Like he said, it’s easy…that’s why so many people do it and can do it.

Just push the one big red button labeled “AUTOPILOT” and sit back with a flight attendant on your lap for hours on end.

I mean, who wouldn’t?


Everyone who has a flight simulator with all the accoutrements (Joysticks and thruster packs) are all nodding that they could do that :)
 
We had a belter. Me, Mrs Langley and her son.
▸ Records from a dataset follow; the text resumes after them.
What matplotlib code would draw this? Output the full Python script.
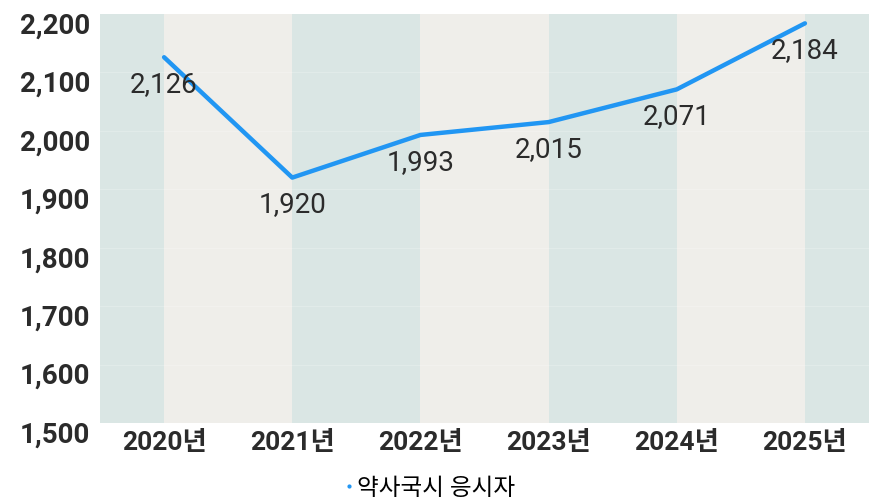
import matplotlib
matplotlib.use("Agg")
import matplotlib.pyplot as plt
from matplotlib.lines import Line2D
from matplotlib.transforms import ScaledTranslation

categories = ["2020년", "2021년", "2022년", "2023년", "2024년", "2025년"]
values = [2126, 1920, 1993, 2015, 2071, 2184]
value_labels = ["2,126", "1,920", "1,993", "2,015", "2,071", "2,184"]
series_name = "약사국시 응시자"
yticks = [1500, 1600, 1700, 1800, 1900, 2000, 2100, 2200]
ytick_labels = ["1,500", "1,600", "1,700", "1,800", "1,900", "2,000", "2,100", "2,200"]

FAM = ["Roboto", "Noto Sans CJK KR", "DejaVu Sans"]
plt.rcParams["font.family"] = FAM

W, H = 896, 502
fig = plt.figure(figsize=(W / 100, H / 100), dpi=100)
fig.patch.set_facecolor("white")
ax = fig.add_axes([100 / W, 78 / H, (869 - 100) / W, (487 - 78) / H])

x = list(range(len(categories)))
ax.set_xlim(-0.5, len(categories) - 0.5)
ax.set_ylim(1500, 2200)

teal = "#dae6e4"
beige = "#efeeea"
edges = [-0.5] + x + [len(categories) - 0.5]
for i in range(len(edges) - 1):
    ax.axvspan(edges[i], edges[i + 1], color=teal if i % 2 == 0 else beige, zorder=0, lw=0)

for yv in yticks[1:-1]:
    ax.axhline(yv, color="white", lw=0.6, alpha=0.25, zorder=1)

line_color = "#2196f3"
ax.plot(x, values, color=line_color, lw=3.2, solid_capstyle="round", solid_joinstyle="round", zorder=3)

for xi, v, lab in zip(x, values, value_labels):
    ax.annotate(lab, (xi, v), xytext=(0, -19), textcoords="offset points",
                ha="center", va="center", fontsize=20, color="#2b2b2b", zorder=4,
                family=FAM)

ax.set_xticks(x)
ax.set_xticklabels(categories, fontsize=19, fontweight="bold", color="#2b2b2b", family=FAM)
ax.set_yticks(yticks)
ax.set_yticklabels(ytick_labels, fontsize=20, fontweight="bold", color="#2b2b2b", family=FAM)
ax.tick_params(axis="both", length=0)
ax.tick_params(axis="y", pad=7)
ax.tick_params(axis="x", pad=5)
for lab in ax.get_yticklabels():
    lab.set_transform(lab.get_transform() + ScaledTranslation(0, -0.08, fig.dpi_scale_trans))

for s in ax.spines.values():
    s.set_visible(False)

handle = Line2D([], [], color=line_color, marker="o", markersize=2, lw=0)
fig.legend([handle], [series_name], loc="center", bbox_to_anchor=(430 / W, 1 - 489 / H),
           frameon=False, handlelength=0.3, handletextpad=0.2,
           prop={"family": FAM, "size": 17, "weight": "medium"})

fig.savefig("out.png", dpi=100, facecolor="white")
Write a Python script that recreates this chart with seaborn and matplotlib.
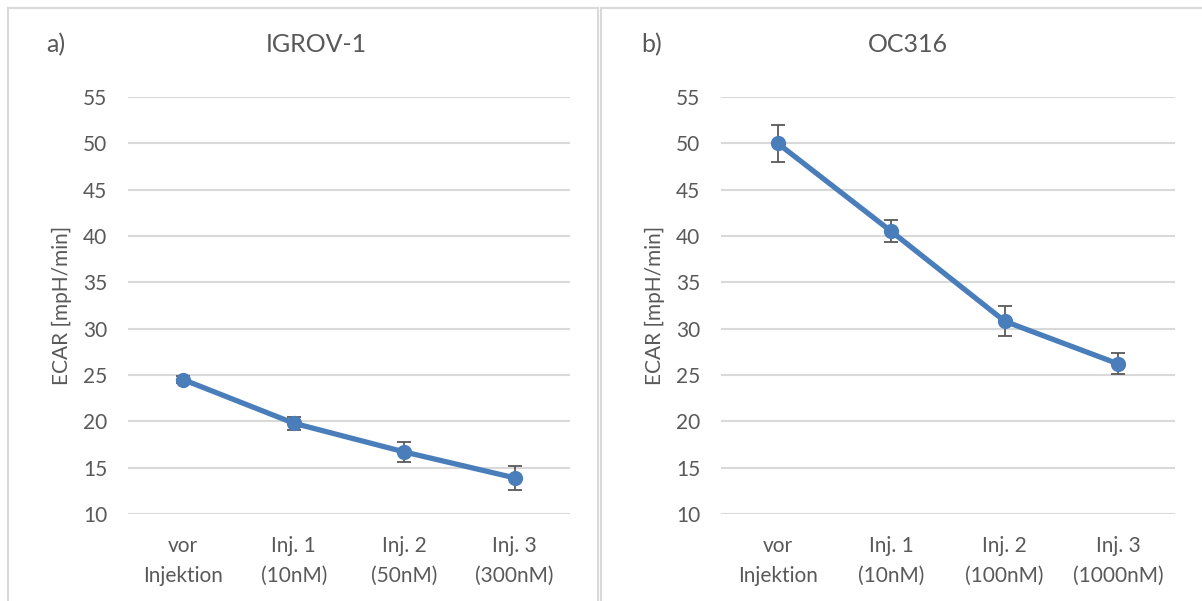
import matplotlib
matplotlib.use("Agg")
import matplotlib.pyplot as plt
import seaborn as sns
import pandas as pd
from matplotlib.patches import Rectangle

# ---- data ----
labels_a = ["vor\nInjektion", "Inj. 1\n(10nM)", "Inj. 2\n(50nM)", "Inj. 3\n(300nM)"]
values_a = [24.5, 19.8, 16.7, 13.9]
err_a = [0.4, 0.7, 1.1, 1.27]

labels_b = ["vor\nInjektion", "Inj. 1\n(10nM)", "Inj. 2\n(100nM)", "Inj. 3\n(1000nM)"]
values_b = [50.0, 40.5, 30.8, 26.2]
err_b = [2.0, 1.2, 1.6, 1.13]

titles = ["IGROV-1", "OC316"]
panel_tags = ["a)", "b)"]
y_label = "ECAR [mpH/min]"
y_ticks = [10, 15, 20, 25, 30, 35, 40, 45, 50, 55]

sns.set_theme(style="white")
plt.rcParams["font.family"] = ["Lato", "DejaVu Sans"]

TXT = "#595959"
GRID = "#d9d9d9"
BLUE = "#4a7ebb"

fig = plt.figure(figsize=(12.02, 6.01), dpi=100)
W, H = 1202, 601

# panel frames
fig.patches.append(Rectangle((8 / W, -0.05), 590 / W, 1 - 8 / H + 0.05, transform=fig.transFigure,
                             fill=False, edgecolor=GRID, linewidth=1.5))
fig.patches.append(Rectangle((601 / W, -0.05), 610 / W, 1 - 8 / H + 0.05, transform=fig.transFigure,
                             fill=False, edgecolor=GRID, linewidth=1.5))

axes_px = [(128, 570), (721, 1175)]
title_x = [316, 908]
tag_x = [56, 652]
datasets = [(labels_a, values_a, err_a), (labels_b, values_b, err_b)]

for i, ((x0, x1), (labs, vals, errs)) in enumerate(zip(axes_px, datasets)):
    ax = fig.add_axes([x0 / W, 1 - 514 / H, (x1 - x0) / W, 417 / H])
    df = pd.DataFrame({"cat": labs, "val": vals, "err": errs})
    pos = list(range(len(labs)))
    ax.errorbar(pos, df["val"], yerr=df["err"], fmt="none", ecolor=TXT,
                elinewidth=1.3, capsize=5, capthick=1.3, zorder=2)
    sns.lineplot(x=pos, y=df["val"], ax=ax, color=BLUE, linewidth=3.8,
                 marker="o", markersize=11, markeredgewidth=0, zorder=3)
    ax.set_xlim(-0.5, len(labs) - 0.5)
    ax.set_ylim(10, 55)
    ax.set_yticks(y_ticks)
    ax.set_xticks(pos)
    ax.set_xticklabels(labs, fontsize=15, color=TXT, linespacing=1.6)
    ax.tick_params(axis="y", labelsize=15, labelcolor=TXT, length=0, pad=15)
    ax.tick_params(axis="x", length=0, pad=16)
    ax.grid(axis="y", color=GRID, linewidth=1.5)
    ax.set_axisbelow(True)
    for s in ax.spines.values():
        s.set_visible(False)
    ax.set_xlabel("")
    ax.set_ylabel(y_label, fontsize=15, color=TXT, labelpad=8)
    fig.text(title_x[i] / W, 1 - 45 / H, titles[i], fontsize=18, color=TXT,
             ha="center", va="center")
    fig.text(tag_x[i] / W, 1 - 45 / H, panel_tags[i], fontsize=18, color=TXT,
             ha="center", va="center")

fig.savefig("out.png", dpi=100)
Then her daughter came home with her mates and we drank until 3.

A roast on now and I’m quite merry, I won’t lie.

Happy new year to you all, even the Pep-outers ;-)
 
Anyway a holidays nice but it is just that and not a way of life, and although we had a magnificent and fabulous run in the sun it is also good to be back home in dear old blighty.

This royal throne of kings, this sceptered isle, this earth of majesty, this seat of Mars. This other Eden demi paradise

Unfortunately the version on Spitting Image many years ago is more what we have ended up with...

And did those feet in Ancient Times,
Walk upon England’s lower class?
And did our forefathers of old,
Tell them to get up off their arse?

And did they try and pass the blame,
For all of their society’s ills?
And now we’re just the same, only worse,
We've closed the dark satanic mills.

(Ha-ha-ha-ha! Ha-ha-ha-ha-ha-ha-ha!)

Bring me Victorian values of old,
Bring me inflation that is low.
Bring me your cash,
Oh! Business fold!
But don’t bring me your tales of woe.
I shall not turn from my great plan,
No matter how insane it seems.
Till we have built Jerusalem,
And made it look like Milton Keynes!